-- What the task requires --
Begin with the line holding "Emit a LaTeX" and write out each following line to the end of the data, exactly. Pictures are left out.
•••••
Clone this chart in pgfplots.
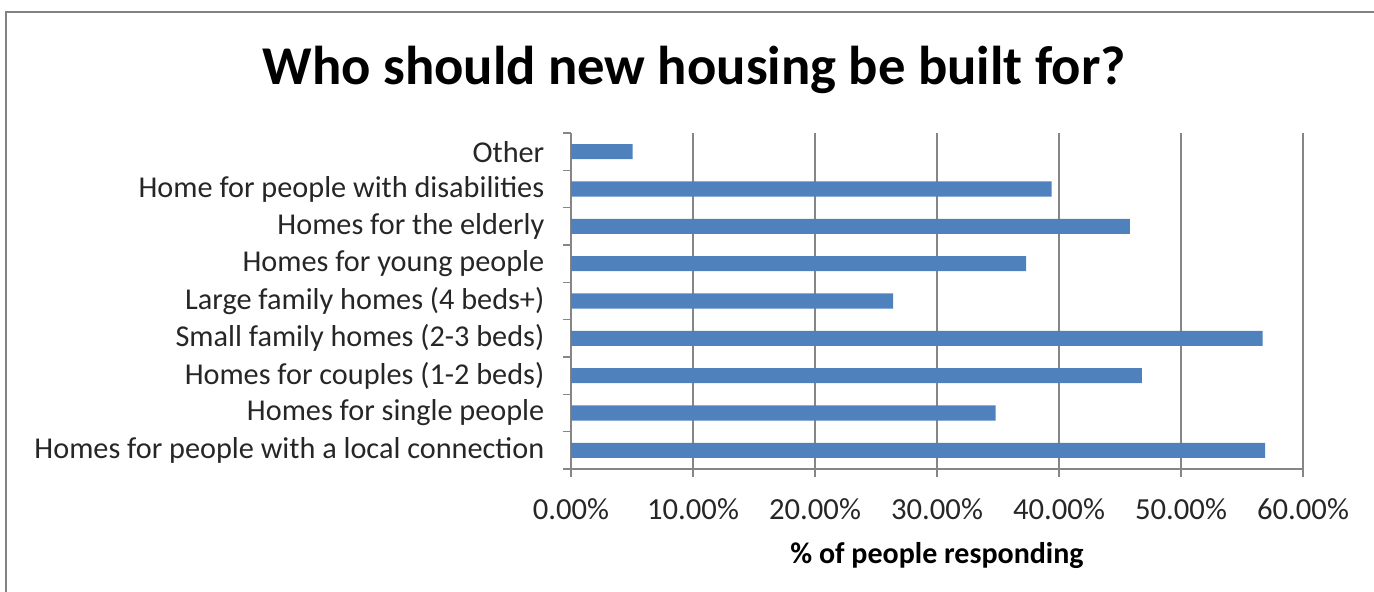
\documentclass[border=0pt]{standalone}
\usepackage{fontspec}
\setmainfont{Carlito}
\usepackage{pgfplots}
\pgfplotsset{compat=1.18}
\definecolor{barblue}{RGB}{79,129,189}
\definecolor{gridgray}{RGB}{134,134,134}
\definecolor{framegray}{RGB}{130,130,130}
\begin{document}
\begin{tikzpicture}[x=0.75pt,y=0.75pt]
\useasboundingbox (0,0) rectangle (1374,592);
\begin{scope}
\clip (0,0) rectangle (1374,592);
\draw[framegray,line width=2.2pt] (6,-10) -- (6,580) -- (1390,580);
\end{scope}
\node[font=\bfseries\fontsize{41}{46}\selectfont] at (694,522) {Who should new housing be built for?};
\begin{axis}[
  at={(428.25pt,92.25pt)}, anchor=south west,
  scale only axis, width=549pt, height=252pt,
  xmin=0, xmax=60, ymin=-0.5, ymax=8.5,
  xbar, bar width=11.3pt,
  axis x line*=bottom, axis y line*=left,
  axis line style={gridgray, line width=0.8pt},
  xtick={0,10,20,30,40,50,60},
  xticklabels={0.00\%,10.00\%,20.00\%,30.00\%,40.00\%,50.00\%,60.00\%},
  xmajorgrids, major grid style={gridgray, line width=0.8pt},
  ytick={0,...,8},
  yticklabels={Homes for people with a local connection,Homes for single people,Homes for couples (1-2 beds),Small family homes (2-3 beds),Large family homes (4 beds+),Homes for young people,Homes for the elderly,Home for people with disabilities,Other},
  minor ytick={-0.5,0.5,...,8.5},
  major y tick style={draw=none},
  minor tick length=6pt,
  tick align=outside,
  x tick style={gridgray, line width=0.8pt},
  minor y tick style={gridgray, line width=0.8pt},
  major tick length=6pt,
  yticklabel style={font=\fontsize{22.7}{24}\selectfont, text=black!85, xshift=-10.5pt},
  xticklabel style={font=\fontsize{23}{25}\selectfont, text=black!85, yshift=-12.5pt},
  xlabel={\textbf{\% of people responding}},
  xlabel style={font=\fontsize{22.5}{25}\selectfont, yshift=-10pt},
]
\addplot[fill=barblue, draw=none] coordinates {
(56.9,0) (34.8,1) (46.8,2) (56.7,3) (26.4,4) (37.3,5) (45.8,6) (39.4,7) (5.06,8)};
\end{axis}
\end{tikzpicture}
\end{document}
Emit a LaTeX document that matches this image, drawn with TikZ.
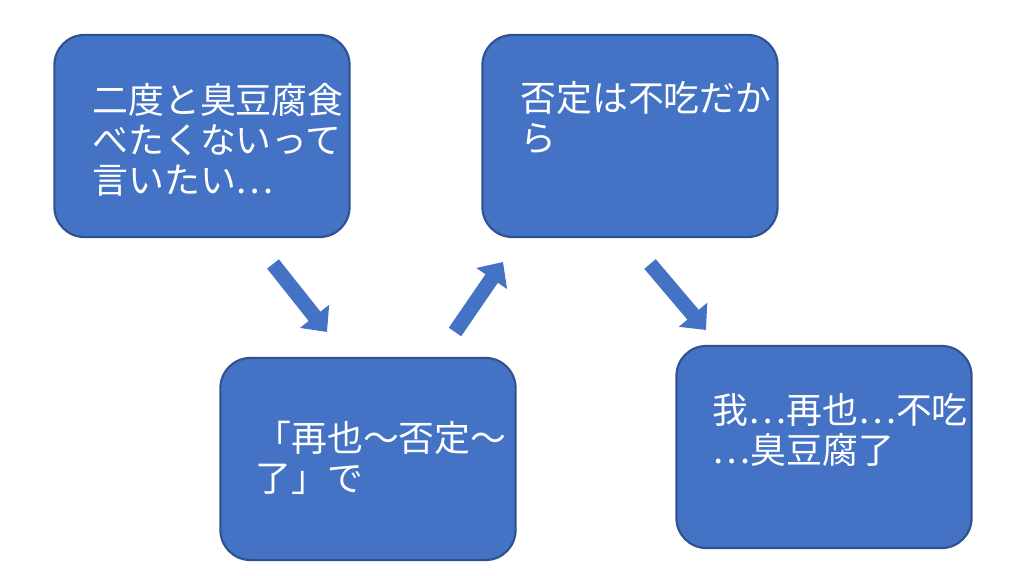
\documentclass[tikz,border=0pt]{standalone}
\usepackage{fontspec}
\setmainfont{Noto Sans CJK JP}
\usetikzlibrary{arrows.meta}
\definecolor{boxblue}{HTML}{4472C4}
\definecolor{boxedge}{HTML}{2F528F}
\tikzset{
  card/.style={draw=boxedge, line width=0.6pt, fill=boxblue, rounded corners=0.3cm,
    minimum width=2.95cm, minimum height=2.02cm, text=white, font=\fontsize{10.2pt}{11.4pt}\selectfont,
    align=left, inner sep=0pt},
  blockarrow/.style={draw=boxblue, line width=0.15cm, -{Triangle[length=0.2cm,width=0.36cm]}}
}
\begin{document}
\begin{tikzpicture}[x=0.01cm,y=-0.01cm]
  \useasboundingbox (0,0) rectangle (1024,576);
  % boxes
  \node[card] (want) at (202,136) {};
  \node[card] (deny) at (630,136) {};
  \node[card] (again) at (368,459) {};
  \node[card] (never) at (824,447) {};

  % texts
  \node[text=white, font=\fontsize{10.2pt}{11.4pt}\selectfont, align=left, anchor=west] (wantT) at (80,140) {二度と臭豆腐食\\べたくないって\\言いたい…};
  \node[text=white, font=\fontsize{10.2pt}{11.4pt}\selectfont, align=left, anchor=west] (denyT) at (508,118) {否定は不吃だか\\ら};
  \node[text=white, font=\fontsize{10.2pt}{11.4pt}\selectfont, align=left, anchor=west] (againT) at (243,458) {「再也～否定～\\了」で};
  \node[text=white, font=\fontsize{10.2pt}{11.4pt}\selectfont, align=left, anchor=west] (neverT) at (700,430) {我…再也…不吃\\…臭豆腐了};

  % arrow ends
  \coordinate (a1) at (273,264);
  \coordinate (b1) at (327,332);
  \coordinate (a2) at (455,332);
  \coordinate (b2) at (503,262);
  \coordinate (a3) at (650,264);
  \coordinate (b3) at (706,330);

  % arrows
  \draw[blockarrow] (a1) -- (b1);
  \draw[blockarrow] (a2) -- (b2);
  \draw[blockarrow] (a3) -- (b3);
\end{tikzpicture}
\end{document}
•••••
-- Response --
Emit a LaTeX document that matches this image, drawn with TikZ.
\documentclass[tikz,border=0pt]{standalone}
\usepackage{fontspec}
\setmainfont{Noto Sans CJK JP}
\usetikzlibrary{arrows.meta}
\definecolor{boxblue}{HTML}{4472C4}
\definecolor{boxedge}{HTML}{2F528F}
\tikzset{
  card/.style={draw=boxedge, line width=0.6pt, fill=boxblue, rounded corners=0.3cm,
    minimum width=2.95cm, minimum height=2.02cm, text=white, font=\fontsize{10.2pt}{11.4pt}\selectfont,
    align=left, inner sep=0pt},
  blockarrow/.style={draw=boxblue, line width=0.15cm, -{Triangle[length=0.2cm,width=0.36cm]}}
}
\begin{document}
\begin{tikzpicture}[x=0.01cm,y=-0.01cm]
  \useasboundingbox (0,0) rectangle (1024,576);
  % boxes
  \node[card] (want) at (202,136) {};
  \node[card] (deny) at (630,136) {};
  \node[card] (again) at (368,459) {};
  \node[card] (never) at (824,447) {};

  % texts
  \node[text=white, font=\fontsize{10.2pt}{11.4pt}\selectfont, align=left, anchor=west] (wantT) at (80,140) {二度と臭豆腐食\\べたくないって\\言いたい…};
  \node[text=white, font=\fontsize{10.2pt}{11.4pt}\selectfont, align=left, anchor=west] (denyT) at (508,118) {否定は不吃だか\\ら};
  \node[text=white, font=\fontsize{10.2pt}{11.4pt}\selectfont, align=left, anchor=west] (againT) at (243,458) {「再也～否定～\\了」で};
  \node[text=white, font=\fontsize{10.2pt}{11.4pt}\selectfont, align=left, anchor=west] (neverT) at (700,430) {我…再也…不吃\\…臭豆腐了};

  % arrow ends
  \coordinate (a1) at (273,264);
  \coordinate (b1) at (327,332);
  \coordinate (a2) at (455,332);
  \coordinate (b2) at (503,262);
  \coordinate (a3) at (650,264);
  \coordinate (b3) at (706,330);

  % arrows
  \draw[blockarrow] (a1) -- (b1);
  \draw[blockarrow] (a2) -- (b2);
  \draw[blockarrow] (a3) -- (b3);
\end{tikzpicture}
\end{document}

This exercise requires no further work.